AVAILABLE DATA
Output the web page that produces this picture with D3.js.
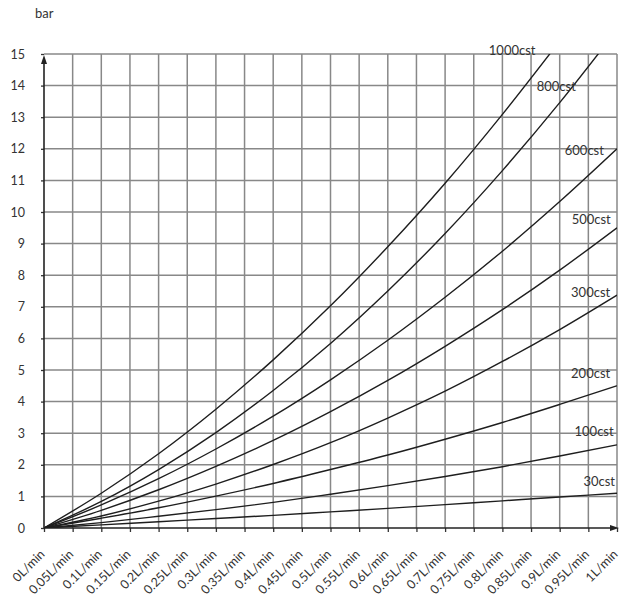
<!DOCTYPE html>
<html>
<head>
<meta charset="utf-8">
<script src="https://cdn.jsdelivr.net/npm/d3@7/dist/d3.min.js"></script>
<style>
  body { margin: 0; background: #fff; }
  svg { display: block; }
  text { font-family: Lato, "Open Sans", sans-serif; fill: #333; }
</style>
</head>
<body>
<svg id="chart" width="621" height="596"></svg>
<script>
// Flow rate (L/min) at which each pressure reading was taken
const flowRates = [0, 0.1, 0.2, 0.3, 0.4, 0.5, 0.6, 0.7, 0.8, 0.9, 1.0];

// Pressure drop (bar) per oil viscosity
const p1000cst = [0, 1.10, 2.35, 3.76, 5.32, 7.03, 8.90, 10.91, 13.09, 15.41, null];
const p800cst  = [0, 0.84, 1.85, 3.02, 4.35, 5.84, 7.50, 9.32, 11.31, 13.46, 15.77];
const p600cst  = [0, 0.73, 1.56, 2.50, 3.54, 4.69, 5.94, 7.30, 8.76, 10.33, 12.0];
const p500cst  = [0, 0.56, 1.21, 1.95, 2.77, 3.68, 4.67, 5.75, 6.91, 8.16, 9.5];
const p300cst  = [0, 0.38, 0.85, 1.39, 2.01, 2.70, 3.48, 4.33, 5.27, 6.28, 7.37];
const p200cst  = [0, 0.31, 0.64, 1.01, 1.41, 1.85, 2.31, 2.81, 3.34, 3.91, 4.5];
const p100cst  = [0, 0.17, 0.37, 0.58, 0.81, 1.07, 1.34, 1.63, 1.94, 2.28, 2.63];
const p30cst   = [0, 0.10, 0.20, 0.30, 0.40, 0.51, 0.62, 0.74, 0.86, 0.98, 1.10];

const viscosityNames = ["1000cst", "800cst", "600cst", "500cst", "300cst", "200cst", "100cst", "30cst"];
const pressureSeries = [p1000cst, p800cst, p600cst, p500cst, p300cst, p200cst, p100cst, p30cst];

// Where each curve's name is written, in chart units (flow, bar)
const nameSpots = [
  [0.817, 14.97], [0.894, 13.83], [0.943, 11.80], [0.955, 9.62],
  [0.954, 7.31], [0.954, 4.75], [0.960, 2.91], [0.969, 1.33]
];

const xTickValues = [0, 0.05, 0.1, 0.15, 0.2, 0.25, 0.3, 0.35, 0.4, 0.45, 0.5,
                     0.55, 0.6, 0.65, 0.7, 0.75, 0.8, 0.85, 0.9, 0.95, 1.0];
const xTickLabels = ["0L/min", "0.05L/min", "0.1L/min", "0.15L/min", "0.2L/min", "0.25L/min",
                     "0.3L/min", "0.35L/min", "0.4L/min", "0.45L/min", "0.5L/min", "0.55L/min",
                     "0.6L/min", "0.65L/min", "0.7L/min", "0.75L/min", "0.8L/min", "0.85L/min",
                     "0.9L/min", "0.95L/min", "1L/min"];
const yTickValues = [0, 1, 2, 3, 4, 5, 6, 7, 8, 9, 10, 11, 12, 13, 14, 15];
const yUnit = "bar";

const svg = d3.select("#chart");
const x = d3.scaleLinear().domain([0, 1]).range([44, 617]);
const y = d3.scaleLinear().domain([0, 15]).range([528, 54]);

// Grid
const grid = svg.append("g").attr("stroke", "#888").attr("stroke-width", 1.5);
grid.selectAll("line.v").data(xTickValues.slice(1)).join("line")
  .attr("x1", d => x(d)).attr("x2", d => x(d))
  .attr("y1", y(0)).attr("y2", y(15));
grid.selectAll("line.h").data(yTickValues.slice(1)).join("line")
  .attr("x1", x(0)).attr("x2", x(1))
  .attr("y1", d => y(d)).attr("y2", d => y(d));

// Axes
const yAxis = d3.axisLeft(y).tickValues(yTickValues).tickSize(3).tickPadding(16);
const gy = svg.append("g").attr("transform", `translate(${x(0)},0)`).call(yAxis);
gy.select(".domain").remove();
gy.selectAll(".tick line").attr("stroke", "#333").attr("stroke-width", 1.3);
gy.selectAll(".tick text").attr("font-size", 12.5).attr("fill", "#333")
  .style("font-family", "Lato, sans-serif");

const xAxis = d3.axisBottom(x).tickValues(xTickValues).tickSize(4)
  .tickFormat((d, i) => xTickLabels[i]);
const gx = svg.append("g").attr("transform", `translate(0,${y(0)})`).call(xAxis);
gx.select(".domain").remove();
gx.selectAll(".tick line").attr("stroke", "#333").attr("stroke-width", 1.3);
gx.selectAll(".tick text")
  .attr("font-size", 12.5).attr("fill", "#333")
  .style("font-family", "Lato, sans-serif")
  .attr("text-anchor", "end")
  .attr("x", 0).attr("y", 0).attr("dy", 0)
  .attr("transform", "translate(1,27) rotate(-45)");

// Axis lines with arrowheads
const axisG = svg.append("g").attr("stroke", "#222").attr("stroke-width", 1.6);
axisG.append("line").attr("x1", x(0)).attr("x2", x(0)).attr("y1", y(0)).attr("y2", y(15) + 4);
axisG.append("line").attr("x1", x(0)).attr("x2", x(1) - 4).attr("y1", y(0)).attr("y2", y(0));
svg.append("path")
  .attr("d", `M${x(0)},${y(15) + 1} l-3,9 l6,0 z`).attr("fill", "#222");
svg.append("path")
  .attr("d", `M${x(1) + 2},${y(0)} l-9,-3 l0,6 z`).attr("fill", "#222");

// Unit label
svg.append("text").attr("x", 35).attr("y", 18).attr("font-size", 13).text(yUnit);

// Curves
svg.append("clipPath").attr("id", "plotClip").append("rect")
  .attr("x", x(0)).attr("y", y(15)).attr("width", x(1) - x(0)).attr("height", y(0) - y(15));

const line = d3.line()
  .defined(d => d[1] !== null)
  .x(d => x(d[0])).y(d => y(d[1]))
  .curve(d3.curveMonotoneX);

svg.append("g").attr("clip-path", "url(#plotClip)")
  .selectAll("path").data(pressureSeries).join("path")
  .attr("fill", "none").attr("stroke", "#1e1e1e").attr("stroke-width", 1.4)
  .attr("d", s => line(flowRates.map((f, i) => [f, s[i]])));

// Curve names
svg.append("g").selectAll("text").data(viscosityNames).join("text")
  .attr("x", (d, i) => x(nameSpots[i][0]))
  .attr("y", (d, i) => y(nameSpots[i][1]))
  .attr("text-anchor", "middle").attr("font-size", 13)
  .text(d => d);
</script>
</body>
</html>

WHAT TO PRODUCE
Identify the lines that contain the string "with", and copy every one of them.

EXERCISE RESULT
Output the web page that produces this picture with D3.js.
// Axis lines with arrowheads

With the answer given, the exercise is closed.